From the entries below, print exactly the span beginning with the line holding "Generate a web" and ending with the line holding "in aluminium production')", endpoints included, and skip any pictures.

=== Given data ===

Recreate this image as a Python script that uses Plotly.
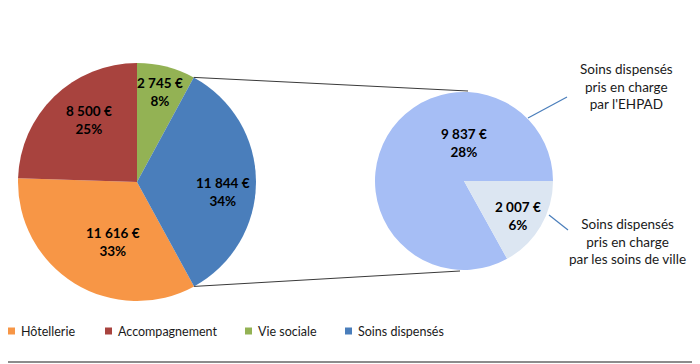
import math
import plotly.graph_objects as go

# ---- data ----
categories = ["Hôtellerie", "Accompagnement", "Vie sociale", "Soins dispensés"]
values = [11616, 8500, 2745, 11844]
pct_labels = [33, 25, 8, 34]

sub_categories = ["Soins dispensés pris en charge par l'EHPAD",
                  "Soins dispensés pris en charge par les soins de ville"]
sub_values = [9837, 2007]
sub_pct_labels = [28, 6]
sub_notes = ["Soins dispensés<br>pris en charge<br>par l'EHPAD",
             "Soins dispensés<br>pris en charge<br>par les soins de ville"]

colors = ["#F79646", "#A8433E", "#93B254", "#4A7EBB"]
sub_colors = ["#A6BEF5", "#DCE6F2"]

# ---- layout helpers (page body has an 8px margin) ----
OFF = 8
FW, FH = 700 - OFF, 364 - OFF
FONT = "Lato"
TXT = "#1a1a1a"


def px(x):
    return (x - OFF) / FW


def py(y):
    return 1 - (y - OFF) / FH


def euro(v):
    return f"{v:,}".replace(",", " ") + " €"


texts = [f"{euro(v)}<br>{p}%" for v, p in zip(values, pct_labels)]
sub_texts = [f"{euro(v)}<br>{p}%" for v, p in zip(sub_values, sub_pct_labels)]

total = sum(values)
sub_total = sum(sub_values)
# first slice (Hôtellerie) starts after Vie sociale + Soins (clockwise from 12 o'clock)
rot_main = (values[2] + values[3]) / total * 360
rot_sub = 90 + sub_values[1] / sub_total * 360

# pie geometry (screen px): center and radius
main_c, main_r = (137, 182), 119
sub_c, sub_r = (464, 181), 89


def domain(c, r):
    return dict(x=[px(c[0] - r), px(c[0] + r)], y=[py(c[1] + r), py(c[1] - r)])


fig = go.Figure()
fig.add_trace(go.Pie(
    labels=categories, values=values, text=texts, textinfo="none",
    sort=False, direction="clockwise", rotation=rot_main,
    marker=dict(colors=colors, line=dict(width=0)),
    domain=domain(main_c, main_r), hoverinfo="label+value", showlegend=False,
))
fig.add_trace(go.Pie(
    labels=sub_categories, values=sub_values, text=sub_texts, textinfo="none",
    sort=False, direction="clockwise", rotation=rot_sub,
    marker=dict(colors=sub_colors, line=dict(width=0)),
    domain=domain(sub_c, sub_r), hoverinfo="label+value", showlegend=False,
))


def pt(c, r, ang_deg, frac=1.0):
    a = math.radians(ang_deg)
    return c[0] + frac * r * math.sin(a), c[1] - frac * r * math.cos(a)


def mid_angles(vals, rot):
    out, acc = [], rot
    s = sum(vals)
    for v in vals:
        span = v / s * 360
        out.append(acc + span / 2)
        acc += span
    return out


annotations = []
# slice labels: placed along the slice bisector (angle shift, radial fraction)
label_place_main = [(-9.6, 0.54), (6, 0.66), (0, 0.78), (7, 0.73)]
label_place_sub = [(59.5, 0.43), (2.5, 0.72)]
for txts, vals, rot, c, r, place in [
        (texts, values, rot_main, main_c, main_r, label_place_main),
        (sub_texts, sub_values, rot_sub, sub_c, sub_r, label_place_sub)]:
    for t, m, (sh, fr) in zip(txts, mid_angles(vals, rot), place):
        x, y = pt(c, r, m + sh, fr)
        annotations.append(dict(text=t, x=px(x), y=py(y), xref="paper", yref="paper",
                                xanchor="center", yanchor="middle", showarrow=False,
                                align="center",
                                font=dict(family=FONT, size=13.5, color="black", weight="bold")))


def line(ax, ay, bx, by, color, width):
    return dict(type="line", xref="paper", yref="paper",
                x0=px(ax), y0=py(ay), x1=px(bx), y1=py(by),
                line=dict(color=color, width=width))


shapes = []
# connectors from the "Soins dispensés" slice to the detail pie
p1 = pt(main_c, main_r, values[2] / total * 360)
p2 = pt(main_c, main_r, rot_main)
q1 = (sub_c[0] + 4, sub_c[1] - sub_r - 1)
q2 = (sub_c[0] - 4, sub_c[1] + sub_r + 1)
for (ax, ay), (bx, by) in [(p1, q1), (p2, q2)]:
    shapes.append(line(ax, ay, bx, by, "#3a3a3a", 1))
# leader lines for callouts
for (ax, ay), (bx, by) in [((528, 118), (567, 97)), ((549, 215), (568, 230))]:
    shapes.append(line(ax, ay, bx, by, "#4A7EBB", 1.2))
# bottom frame line
shapes.append(line(OFF, 362, 700, 362, "#8c8c8c", 2))

for note, (nx, ny) in zip(sub_notes, [(626, 86), (627, 241)]):
    annotations.append(dict(text=note, x=px(nx), y=py(ny), xref="paper", yref="paper",
                            xanchor="center", yanchor="middle", showarrow=False,
                            align="center", font=dict(family=FONT, size=13.5, color=TXT)))

# legend row (swatch + label)
legend_x = [8, 105, 245, 345]
legend_y = 331
for cat, col, lx in zip(categories, colors, legend_x):
    shapes.append(dict(type="rect", xref="paper", yref="paper",
                       x0=px(lx), x1=px(lx + 7),
                       y0=py(legend_y + 3.5), y1=py(legend_y - 3.5),
                       fillcolor=col, line=dict(width=0)))
    annotations.append(dict(text=cat, x=px(lx + 11), y=py(legend_y),
                            xref="paper", yref="paper", xanchor="left", yanchor="middle",
                            showarrow=False, font=dict(family=FONT, size=12.5, color=TXT)))

fig.update_layout(
    width=FW, height=FH, margin=dict(l=0, r=0, t=0, b=0),
    paper_bgcolor="white", plot_bgcolor="white",
    shapes=shapes, annotations=annotations, showlegend=False,
)

fig.write_html("out.html")
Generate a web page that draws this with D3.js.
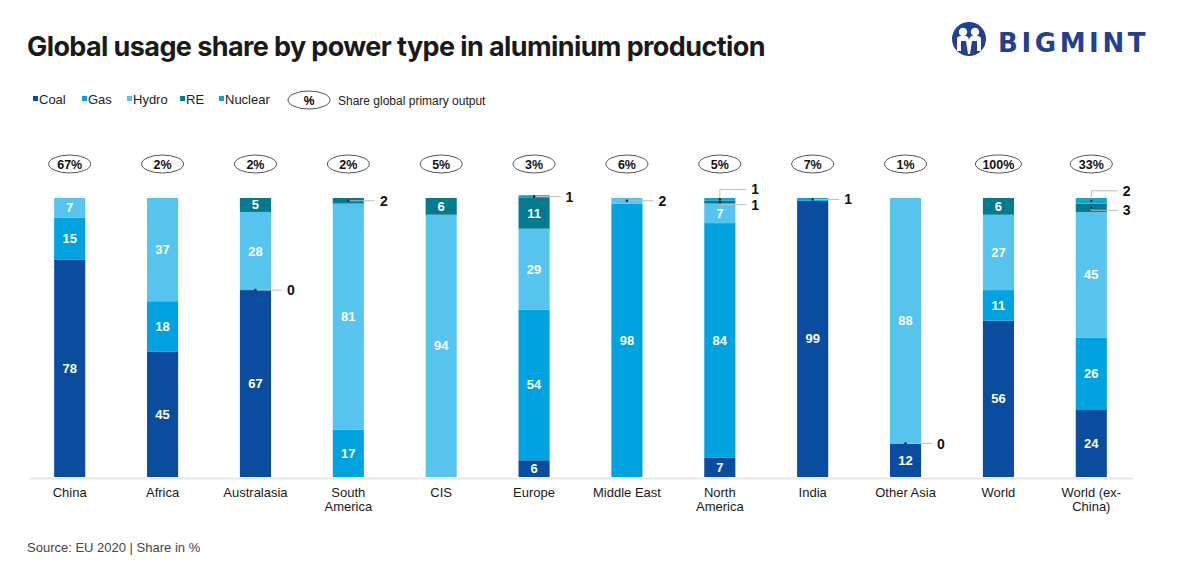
<!DOCTYPE html>
<html>
<head>
<meta charset="utf-8">
<script src="https://cdn.jsdelivr.net/npm/d3@7"></script>
<style>
  body { margin: 0; background: #fff; }
  text { font-family: "Liberation Sans", Arial, sans-serif; }
</style>
</head>
<body>
<svg id="chart" width="1185" height="587"></svg>
<script>
// categories and values (share in %), null = not shown
var regions = ['China', 'Africa', 'Australasia', 'South America', 'CIS', 'Europe',
  'Middle East', 'North America', 'India', 'Other Asia', 'World', 'World (ex-China)']
var globalShare = ['67%', '2%', '2%', '2%', '5%', '3%', '6%', '5%', '7%', '1%', '100%', '33%']

var coal    = [78, 45, 67, null, null, 6, null, 7, 99, 12, 56, 24]
var gas     = [15, 18, 0, 17, null, 54, 98, 84, 1, 0, 11, 26]
var hydro   = [7, 37, 28, 81, 94, 29, 2, 7, null, 88, 27, 45]
var re      = [null, null, 5, 2, 6, 11, null, 1, null, null, 6, 3]
var nuclear = [null, null, null, null, null, 1, null, 1, null, null, null, 2]

var seriesNames = ['Coal', 'Gas', 'Hydro', 'RE', 'Nuclear']
var colors = ['#0a4c9e', '#00a2df', '#57c4f0', '#037a8e', '#10a6c7']

var svg = d3.select('#chart')

// title
svg.append('text')
  .attr('x', 27).attr('y', 56)
  .style('font-family', 'Inter, sans-serif')
  .style('font-weight', 700)
  .style('font-size', '27px')
  .style('letter-spacing', '-0.6px')
  .attr('fill', '#1a1a1a')
  .text('Global usage share by power type in aluminium production')

// logo
var logo = svg.append('g').attr('transform', 'translate(969,39)')
logo.append('circle').attr('r', 17).attr('fill', '#24418f')
logo.append('circle').attr('cx', -6).attr('cy', -7).attr('r', 4.2).attr('fill', '#fff')
logo.append('circle').attr('cx', 6).attr('cy', -7).attr('r', 4.2).attr('fill', '#fff')
logo.append('path').attr('d', 'M-12,0 Q-12,-3 -8,-3 L-4,-3 Q0,-3 0,2 Q0,-3 4,-3 L8,-3 Q12,-3 12,0 L12,12 L8,12 L8,2 L3,2 L1,15 L-1,15 L-3,2 L-8,2 L-8,12 L-12,12 Z')
  .attr('fill', '#fff')
svg.append('text')
  .attr('x', 998).attr('y', 52)
  .style('font-family', '"DejaVu Sans", sans-serif')
  .style('font-weight', 700)
  .style('font-size', '26px')
  .style('letter-spacing', '3.6px')
  .attr('fill', '#24418f')
  .text('BIGMINT')

// legend
var legendX = [33, 82, 127, 180, 219]
var legend = svg.append('g')
seriesNames.forEach(function (n, i) {
  legend.append('rect')
    .attr('x', legendX[i]).attr('y', 96)
    .attr('width', 5).attr('height', 5)
    .attr('fill', colors[i])
  legend.append('text')
    .attr('x', legendX[i] + 6).attr('y', 104)
    .style('font-size', '13px')
    .attr('fill', '#222')
    .text(n)
})
legend.append('ellipse')
  .attr('cx', 309).attr('cy', 100).attr('rx', 21).attr('ry', 9)
  .attr('fill', '#fff').attr('stroke', '#555')
legend.append('text')
  .attr('x', 309).attr('y', 104.5)
  .attr('text-anchor', 'middle')
  .style('font-size', '12px').style('font-weight', 700)
  .text('%')
legend.append('text')
  .attr('x', 338).attr('y', 104.5)
  .style('font-size', '12px')
  .attr('fill', '#222')
  .text('Share global primary output')

// scales
var x = d3.scaleBand().domain(regions).range([23.5, 1137.5]).paddingInner(0.665).paddingOuter(0.33)
var y = d3.scaleLinear().domain([0, 100]).range([477, 198])

// stacked data
var rows = regions.map(function (r, i) {
  return { region: r, vals: [coal[i], gas[i], hydro[i], re[i], nuclear[i]] }
})

var g = svg.append('g')

// baseline
g.append('line')
  .attr('x1', 30).attr('x2', 1133)
  .attr('y1', 478.5).attr('y2', 478.5)
  .attr('stroke', '#e6e6e6').attr('stroke-width', 2)

rows.forEach(function (row, ri) {
  var x0 = x(row.region)
  var bw = x.bandwidth()
  var cx = x0 + bw / 2
  var acc = 0
  var segs = []
  row.vals.forEach(function (v, si) {
    if (v === null) return
    segs.push({ si: si, v: v, y0: acc, y1: acc + v })
    acc += v
  })
  segs.forEach(function (s) {
    if (s.v > 0) {
      g.append('rect')
        .attr('x', x0).attr('width', bw)
        .attr('y', y(s.y1)).attr('height', y(s.y0) - y(s.y1))
        .attr('fill', colors[s.si])
    }
  })
  // labels
  var small = segs.filter(function (s) { return s.v < 5 })
  segs.forEach(function (s) {
    var mid = y((s.y0 + s.y1) / 2)
    if (s.v >= 5) {
      g.append('text')
        .attr('x', cx).attr('y', mid + 4.5)
        .attr('text-anchor', 'middle')
        .style('font-size', '13px').style('font-weight', 700)
        .attr('fill', '#fff')
        .text(s.v)
    } else {
      var ly = mid
      // stacked small segments: topmost one goes up
      if (small.length > 1 && s === small[small.length - 1]) ly = mid - 10
      else if (small.length > 1) ly = mid + 2.5
      var lx = x0 + bw + 11
      g.append('path')
        .attr('d', 'M' + cx + ',' + mid + ' L' + cx + ',' + ly + ' L' + lx + ',' + ly)
        .attr('fill', 'none').attr('stroke', '#bdbdbd').attr('stroke-width', 1)
      g.append('circle').attr('cx', cx).attr('cy', mid).attr('r', 1.3).attr('fill', '#222')
      g.append('text')
        .attr('x', lx + 5).attr('y', ly + 5)
        .style('font-size', '14px').style('font-weight', 700)
        .attr('fill', '#111')
        .text(s.v)
    }
  })

  // share ellipse
  var rx = globalShare[ri].length > 3 ? 23 : 21
  g.append('ellipse')
    .attr('cx', cx).attr('cy', 164).attr('rx', rx).attr('ry', 9)
    .attr('fill', '#fff').attr('stroke', '#555')
  g.append('text')
    .attr('x', cx).attr('y', 168.5)
    .attr('text-anchor', 'middle')
    .style('font-size', '12.5px').style('font-weight', 700)
    .attr('fill', '#111')
    .text(globalShare[ri])
})

// category axis labels
var axis = d3.axisBottom(x).tickSize(0).tickPadding(0)
var ax = svg.append('g').attr('transform', 'translate(0,480)').call(axis)
ax.select('.domain').remove()
ax.selectAll('.tick text').remove()
var wrapMap = {
  'South America': ['South', 'America'],
  'North America': ['North', 'America'],
  'World (ex-China)': ['World (ex-', 'China)']
}
ax.selectAll('.tick').each(function (d) {
  var lines = wrapMap[d] || [d]
  var t = d3.select(this).append('text')
    .attr('text-anchor', 'middle')
    .attr('fill', '#1a1a1a')
    .style('font-size', '13px')
  lines.forEach(function (l, i) {
    t.append('tspan').attr('x', 0).attr('y', 17 + i * 14).text(l)
  })
})

// source
svg.append('text')
  .attr('x', 27).attr('y', 552)
  .style('font-size', '13px')
  .attr('fill', '#444')
  .text('Source: EU 2020 | Share in %')
</script>
</body>
</html>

===

### Written solution
Generate a web page that draws this with D3.js.
<!DOCTYPE html>
<html>
<head>
<meta charset="utf-8">
<script src="https://cdn.jsdelivr.net/npm/d3@7"></script>
<style>
  body { margin: 0; background: #fff; }
  text { font-family: "Liberation Sans", Arial, sans-serif; }
</style>
</head>
<body>
<svg id="chart" width="1185" height="587"></svg>
<script>
// categories and values (share in %), null = not shown
var regions = ['China', 'Africa', 'Australasia', 'South America', 'CIS', 'Europe',
  'Middle East', 'North America', 'India', 'Other Asia', 'World', 'World (ex-China)']
var globalShare = ['67%', '2%', '2%', '2%', '5%', '3%', '6%', '5%', '7%', '1%', '100%', '33%']

var coal    = [78, 45, 67, null, null, 6, null, 7, 99, 12, 56, 24]
var gas     = [15, 18, 0, 17, null, 54, 98, 84, 1, 0, 11, 26]
var hydro   = [7, 37, 28, 81, 94, 29, 2, 7, null, 88, 27, 45]
var re      = [null, null, 5, 2, 6, 11, null, 1, null, null, 6, 3]
var nuclear = [null, null, null, null, null, 1, null, 1, null, null, null, 2]

var seriesNames = ['Coal', 'Gas', 'Hydro', 'RE', 'Nuclear']
var colors = ['#0a4c9e', '#00a2df', '#57c4f0', '#037a8e', '#10a6c7']

var svg = d3.select('#chart')

// title
svg.append('text')
  .attr('x', 27).attr('y', 56)
  .style('font-family', 'Inter, sans-serif')
  .style('font-weight', 700)
  .style('font-size', '27px')
  .style('letter-spacing', '-0.6px')
  .attr('fill', '#1a1a1a')
  .text('Global usage share by power type in aluminium production')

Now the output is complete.